Regulatory challenges may arise depending on local energy distribution laws and utility regulations. The project will be designed to comply with relevant policies and may operate initially in controlled pilot environments.
Security risks such as unauthorized access or manipulation of energy data will be addressed through encryption, authentication mechanisms, and secure communication protocols.
User adoption challenges may also occur due to lack of awareness or trust in shared energy systems. Awareness programs, transparent billing systems, and demonstration pilots will help build confidence.
Financial constraints could impact large-scale deployment. The system will therefore be designed with modular scalability and cost-efficient components.
Sustainability
The project supports long-term sustainability through renewable energy optimization and community participation.
Sustainability strategies include:
- Scalable smart grid architecture
- Continuous system optimization using usage data
- Integration with national or regional energy grids
- Promotion of renewable energy awareness
- Low-maintenance IoT infrastructure
- Community-based energy governance models
The system encourages long-term adoption of clean energy practices.
Project Management
The project will be managed by a multidisciplinary team consisting of:
- Project Manager
- Renewable Energy Specialists
- Electrical Engineers
- IoT and Embedded Systems Engineers
- Software Developers
- Data Analysts
- Energy Policy Advisors
- Monitoring and Evaluation Officers
Regular stakeholder engagement and technical reviews will ensure smooth implementation.
Budget Narrative
The project budget will include the following components:
Personnel Costs
Engineers, developers, energy specialists, and project management staff.
Hardware and Equipment
Solar panels, smart meters, IoT devices, and communication infrastructure.
Software Development
Energy tracking platform, analytics systems, and mobile applications.

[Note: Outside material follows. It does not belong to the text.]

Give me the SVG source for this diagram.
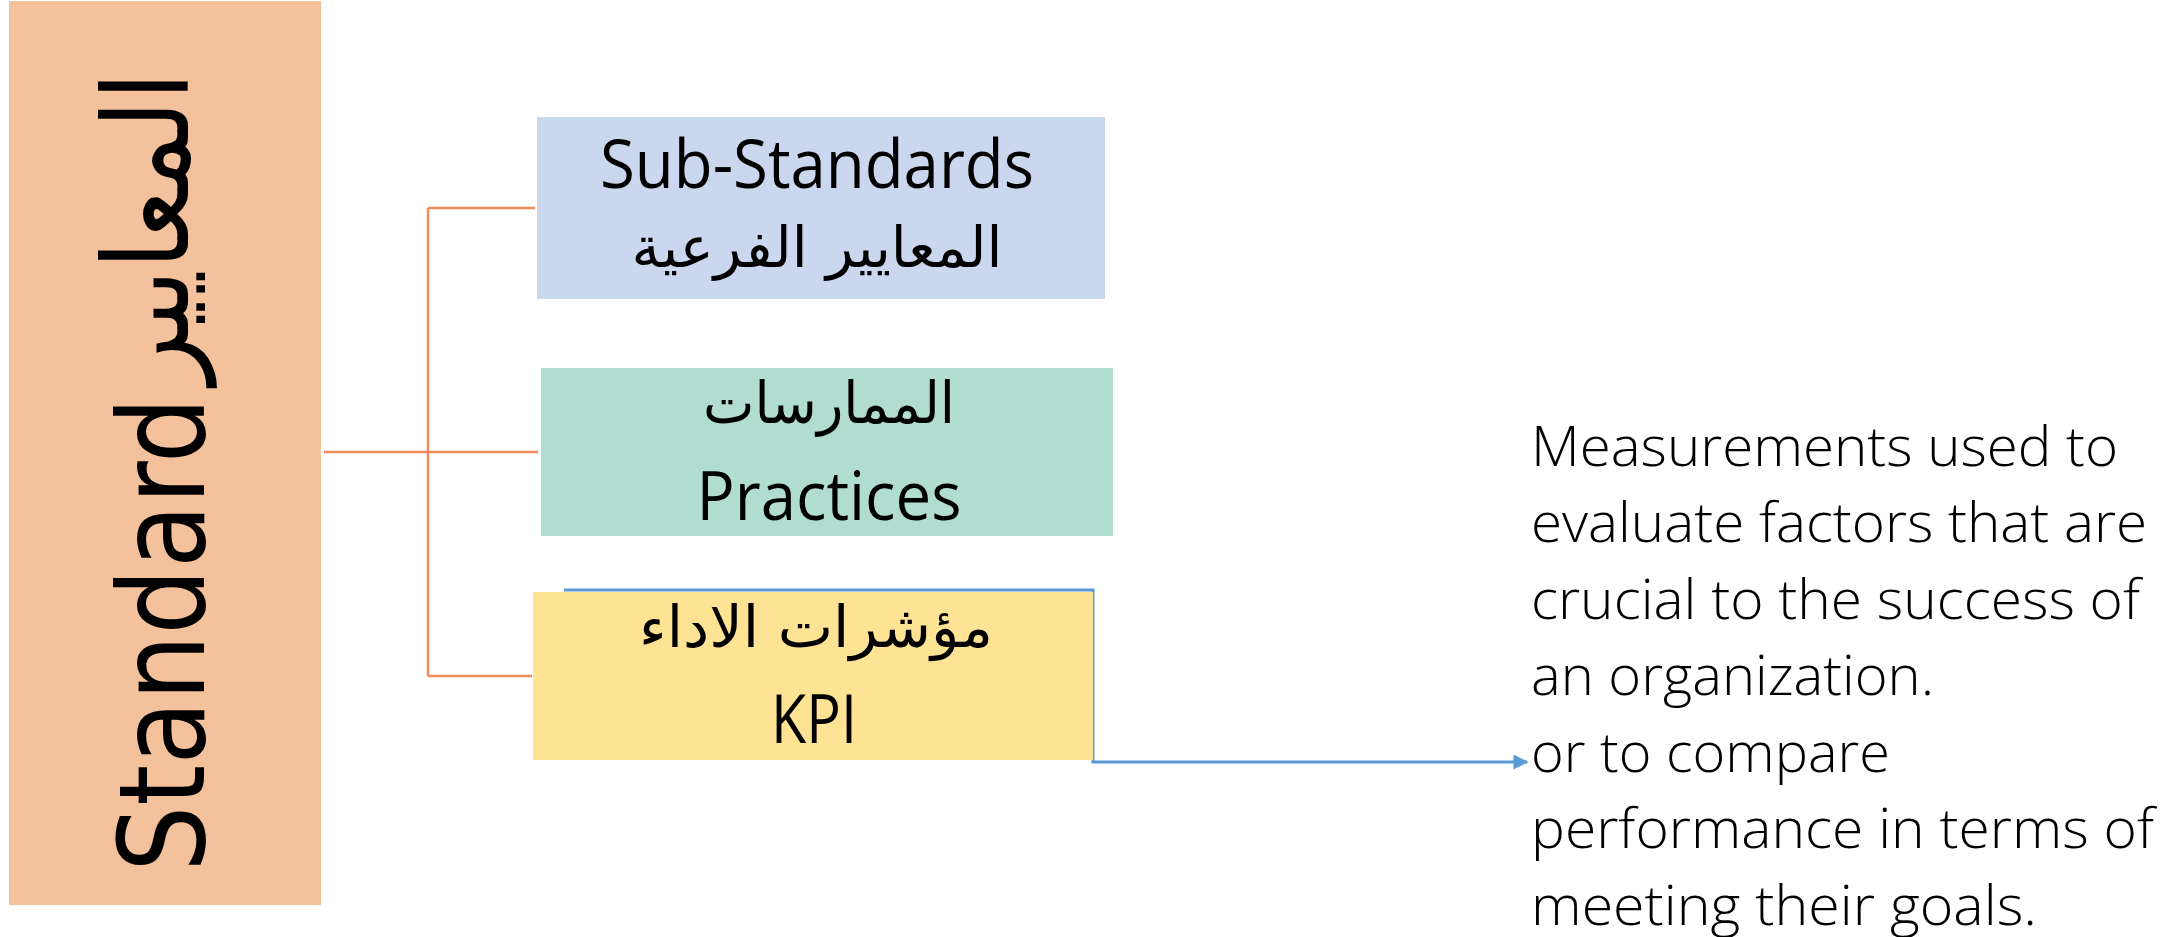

Installation and Pilot Deployment
Setup of solar systems, smart meters, and testing infrastructure.
Training and Awareness
User onboarding, workshops, and educational campaigns.
Monitoring and Evaluation
Performance tracking tools, data analysis, and reporting systems.
Administrative Costs
Coordination, documentation, and operational management.
Maintenance and Support
System updates, repairs, and long-term technical support.
Conclusion
Residential solar energy systems have the potential to transform global energy consumption patterns, but inefficiencies in utilization limit their full impact. Many households either generate excess energy or lack access to renewable sources, leading to imbalance and wastage.
This proposal presents a Solar Energy Sharing Between Homes system that enables decentralized, efficient, and community-driven energy distribution using smart technologies and IoT-enabled infrastructure. By facilitating real-time energy exchange, the project aims to improve sustainability, reduce costs, and strengthen renewable energy adoption.
The successful implementation of this system can serve as a scalable model for future smart energy communities and contribute significantly to global clean energy transition goals.